What to do:
Your task is to reproduce, verbatim and without pictures, the lines from the opening of the listing through the line containing "c_twice_err = [2, 2, 2, 3.5, 7, 4, 5]".

Data section:
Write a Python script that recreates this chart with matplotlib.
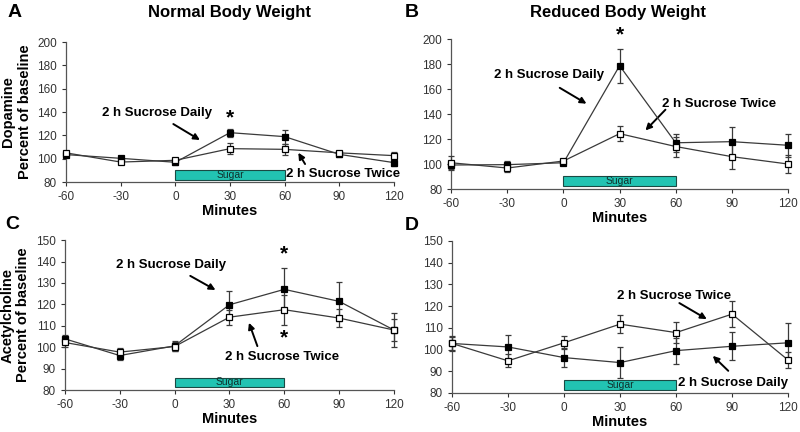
import matplotlib
matplotlib.use("Agg")
import matplotlib.pyplot as plt
from matplotlib.patches import Rectangle

plt.rcParams['font.family'] = ['Liberation Sans', 'DejaVu Sans']

minutes = [-60, -30, 0, 30, 60, 90, 120]

# Panel A: Dopamine, normal body weight
a_daily = [103.5, 100.3, 96.9, 122.3, 118.9, 103.7, 96.6]
a_daily_err = [2, 2, 2, 3.5, 6, 2, 3]
a_twice = [105, 97.1, 98.6, 108.6, 108, 105, 102.6]
a_twice_err = [2, 2, 2, 5, 5, 2, 3]

# Panel B: Dopamine, reduced body weight
b_daily = [99.2, 99.5, 101, 178.7, 117, 117.9, 115]
b_daily_err = [3, 3, 2, 13.6, 7, 12, 9]
b_twice = [101, 96.8, 102.4, 124.3, 114, 105.9, 100]
b_twice_err = [5.5, 3, 2, 6, 8, 10, 7]

# Panel C: Acetylcholine, normal body weight
c_daily = [103.9, 96.1, 100.6, 119.8, 127, 121.4, 108]
c_daily_err = [2, 2, 2.5, 6.5, 10, 9, 8]
c_twice = [102.2, 97.7, 100.3, 114, 117.5, 113.6, 108]
c_twice_err = [2, 2, 2, 3.5, 7, 4, 5]

# Panel D: Acetylcholine, reduced body weight
d_daily = [102.8, 101.2, 96.3, 94, 99.5, 101.5, 103.1]
d_daily_err = [3, 5.5, 4.5, 7, 6, 6.5, 9]
d_twice = [102.8, 94.8, 103.1, 111.7, 107.8, 116.3, 95.2]
d_twice_err = [3.5, 3, 3, 4, 5, 6, 3.5]

x_ticks = [-60, -30, 0, 30, 60, 90, 120]
da_ticks = [80, 100, 120, 140, 160, 180, 200]
ach_ticks = [80, 90, 100, 110, 120, 130, 140, 150]

fig = plt.figure(figsize=(8, 4.32), dpi=100)

positions = {
    'A': [0.0825, 0.5787, 0.41, 0.324],
    'B': [0.564, 0.5625, 0.421, 0.347],
    'C': [0.081, 0.0972, 0.4115, 0.347],
    'D': [0.565, 0.0903, 0.42, 0.352],
}

line_col = '#3a3a3a'
teal = '#22c3b2'


def draw_panel(pos, daily, daily_err, twice, twice_err, yticks, sugar):
    ax = fig.add_axes(pos)
    for y, e, face in [(daily, daily_err, 'black'), (twice, twice_err, 'white')]:
        ax.errorbar(minutes, y, yerr=e, color=line_col, lw=0.9, elinewidth=0.9,
                    capsize=2.5, capthick=0.9, marker='s', ms=5,
                    mfc=face, mec='black', mew=0.9, clip_on=False, zorder=3)
    ax.set_xlim(-60, 120)
    ax.set_ylim(yticks[0], yticks[-1])
    ax.set_xticks(x_ticks)
    ax.set_yticks(yticks)
    ax.set_xticklabels([str(t) for t in x_ticks])
    ax.tick_params(labelsize=8.5, length=3, width=0.8, colors='#333333', direction='out')
    for s in ['top', 'right']:
        ax.spines[s].set_visible(False)
    for s in ['left', 'bottom']:
        ax.spines[s].set_color('#555555')
        ax.spines[s].set_linewidth(0.9)
    r = Rectangle((0, sugar[0]), 60, sugar[1] - sugar[0], facecolor=teal,
                  edgecolor='#1a4a44', lw=0.8, zorder=2, clip_on=False)
    ax.add_patch(r)
    ax.text(30, (sugar[0] + sugar[1]) / 2, 'Sugar', ha='center', va='center',
            fontsize=7.5, color='#0f2f2c', zorder=4)
    ax.set_xlabel('Minutes', fontsize=10.5, fontweight='bold', labelpad=1)
    return ax


def label(ax, text, xy, arrow_from, arrow_to):
    ax.text(xy[0], xy[1], text, ha='center', va='center', fontsize=9.5,
            fontweight='bold', clip_on=False, zorder=5)
    ax.annotate('', xy=arrow_to, xytext=arrow_from, annotation_clip=False,
                arrowprops=dict(arrowstyle='-|>', color='black', lw=1.4,
                                mutation_scale=9, shrinkA=0, shrinkB=0))


def star(ax, x, y):
    ax.text(x, y, '*', ha='center', va='center', fontsize=15, fontweight='bold',
            clip_on=False)


axA = draw_panel(positions['A'], a_daily, a_daily_err, a_twice, a_twice_err, da_ticks, (81.5, 90.3))
axA.set_ylabel('Dopamine\nPercent of baseline', fontsize=10.5, fontweight='bold', labelpad=4)
label(axA, '2 h Sucrose Daily', (-9.9, 138.9), (-1.1, 129.7), (13.5, 116))
label(axA, '2 h Sucrose Twice', (91.8, 86.9), (71.2, 95.4), (67.5, 105.1))
star(axA, 30, 135)

axB = draw_panel(positions['B'], b_daily, b_daily_err, b_twice, b_twice_err, da_ticks, (82.7, 90.1))
label(axB, '2 h Sucrose Daily', (-7.8, 170.9), (-2, 161), (12.3, 148.3))
label(axB, '2 h Sucrose Twice', (83.3, 148.3), (54.5, 143.5), (43.8, 126.9))
star(axB, 30, 203)

axC = draw_panel(positions['C'], c_daily, c_daily_err, c_twice, c_twice_err, ach_ticks, (81.3, 85.8))
axC.set_ylabel('Acetylcholine\nPercent of baseline', fontsize=10.5, fontweight='bold', labelpad=4)
label(axC, '2 h Sucrose Daily', (-2, 138.4), (8.6, 133.3), (22.4, 126.7))
label(axC, '2 h Sucrose Twice', (58.9, 95.5), (45.3, 100.5), (40.7, 111.4))
star(axC, 60, 143.5)
star(axC, 60, 104.5)

axD = draw_panel(positions['D'], d_daily, d_daily_err, d_twice, d_twice_err, ach_ticks, (81.5, 86))
label(axD, '2 h Sucrose Twice', (59, 124.8), (61.8, 121.4), (76.5, 114))
label(axD, '2 h Sucrose Daily', (90.8, 84.8), (88, 90.2), (79.7, 97.1))

fig.text(0.287, 0.972, 'Normal Body Weight', ha='center', va='center', fontsize=12, fontweight='bold')
fig.text(0.772, 0.97, 'Reduced Body Weight', ha='center', va='center', fontsize=12, fontweight='bold')
for t, x, y in [('A', 0.01, 0.972), ('B', 0.506, 0.972), ('C', 0.006, 0.48), ('D', 0.506, 0.477)]:
    fig.text(x, y, t, ha='left', va='center', fontsize=14, fontweight='bold')

fig.savefig('out.png', dpi=100, facecolor='white')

Result:
Write a Python script that recreates this chart with matplotlib.
import matplotlib
matplotlib.use("Agg")
import matplotlib.pyplot as plt
from matplotlib.patches import Rectangle

plt.rcParams['font.family'] = ['Liberation Sans', 'DejaVu Sans']

minutes = [-60, -30, 0, 30, 60, 90, 120]

# Panel A: Dopamine, normal body weight
a_daily = [103.5, 100.3, 96.9, 122.3, 118.9, 103.7, 96.6]
a_daily_err = [2, 2, 2, 3.5, 6, 2, 3]
a_twice = [105, 97.1, 98.6, 108.6, 108, 105, 102.6]
a_twice_err = [2, 2, 2, 5, 5, 2, 3]

# Panel B: Dopamine, reduced body weight
b_daily = [99.2, 99.5, 101, 178.7, 117, 117.9, 115]
b_daily_err = [3, 3, 2, 13.6, 7, 12, 9]
b_twice = [101, 96.8, 102.4, 124.3, 114, 105.9, 100]
b_twice_err = [5.5, 3, 2, 6, 8, 10, 7]

# Panel C: Acetylcholine, normal body weight
c_daily = [103.9, 96.1, 100.6, 119.8, 127, 121.4, 108]
c_daily_err = [2, 2, 2.5, 6.5, 10, 9, 8]
c_twice = [102.2, 97.7, 100.3, 114, 117.5, 113.6, 108]
c_twice_err = [2, 2, 2, 3.5, 7, 4, 5]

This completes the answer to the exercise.